IMPRESE E VALORE PUBBLICO
Dal tragico giorno del crollo del ponte Morandi a Genova, oltre al lavoro svolto da tecnici e magistrati per individuare cause e responsabilità del disastro, si è aperto il dibattito tra politici ed esperti sulla gestione delle imprese concessionarie di servizi pubblici. Qual è la funzione di queste imprese? Come devono essere gestite? Devono fare profitti o dare servizi pubblici a costi competitivi a prescindere dal risultato economico? E chi è più garante dell’equilibrio? Il gestore pubblico o quello privato? Per alcuni, le risposte portano senza indugio alla (ri) nazionalizzazione, così da rimettere la gestione delle attività di pubblico interesse nel perimetro delle imprese controllate dallo Stato. È come dire che le concessioni hanno espropriato il soggetto pubblico dei suoi poteri e adesso lo Stato se li riprende.
Per altri, invece, la nazionalizzazione è una sciagura e indicano come soluzione l’intensificazione dei controlli delle imprese concessionarie in mano ai privati. È come dire che lo Stato ha abdicato al controllo e auspicare a una sorta di ravvedimento operoso per rimettere le cose in ordine.
Queste due visioni sono opposte nel risultato, ma tra loro intimamente collegate dal medesimo cordone ombelicale: la sfiducia (senza appello) nella capacità del capitalismo privato di farsi carico di interessi e bisogni oltre i confini della proprietà, di riformarsi, di correggersi e di evolvere.
Le cose non stanno così. L’impresa privata ha la capacità di convertire una parte dei profitti privati in pubbliche utilità e oggi ha gli strumenti giuridici e gestionali per farlo. Gli Stati Uniti sono stati i primi a prevedere la forma giuridica Benefit Corporation, un modello intermedio tra impresa forprofit e no-profit. L’Italia è l’unico altro Paese ad averli seguiti e dal 2016, le nostre imprese possono assumere la forma di Società Benefit (ad oggi sono circa 200).

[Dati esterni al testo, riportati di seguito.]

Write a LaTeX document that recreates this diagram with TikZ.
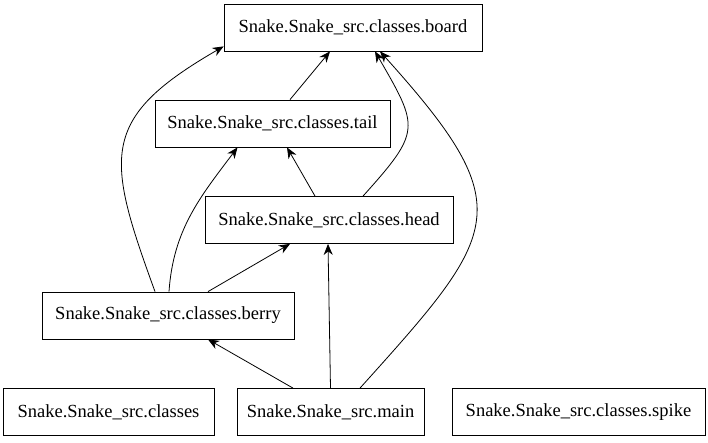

Chi lo fa, dichiara nello statuto che l’impresa integra lo scopo della divisione degli utili per i soci (lucky few) con l’impegno a perseguire benefici comuni per una più ampia platea di stakeholder (happy many). In più, può farsi certificare l’impatto generato. La trasformazione delle concessionarie di pubblici servizi in Società Benefit è una via d’uscita allo scontro ideologico in atto tra nazionalizzazione e privatizzazione. Immaginate se alcune concessionarie diventassero Società Benefit, impegnandosi a rendicontare pubblicamente il beneficio realizzato. Immaginate i processi di imitazione attivabili nel proprio settore (come ha fatto l’americana Patagonia nell’abbigliamento sportivo) o lungo la filiera (come ha fatto l’italiana Olio Carli con la Filiera della Bontà). In questo quadro, merita un cenno la funzione della proprietà familiare delle imprese, implicitamente attaccata per effetto della quota detenuta dai Benetton in Autostrade per l’Italia (concessionaria del tratto autostradale in cui è avvenuto il disastro di Genova). Per definizione, le famiglie imprenditoriali hanno obiettivi di lungo periodo che vanno oltre il profitto e che si estendono a fattori non economici (valori, cultura, reputazione, continuità), spingendole ad avviare iniziative a beneficio di comunità, territori e ambiente. Non dimentichiamolo.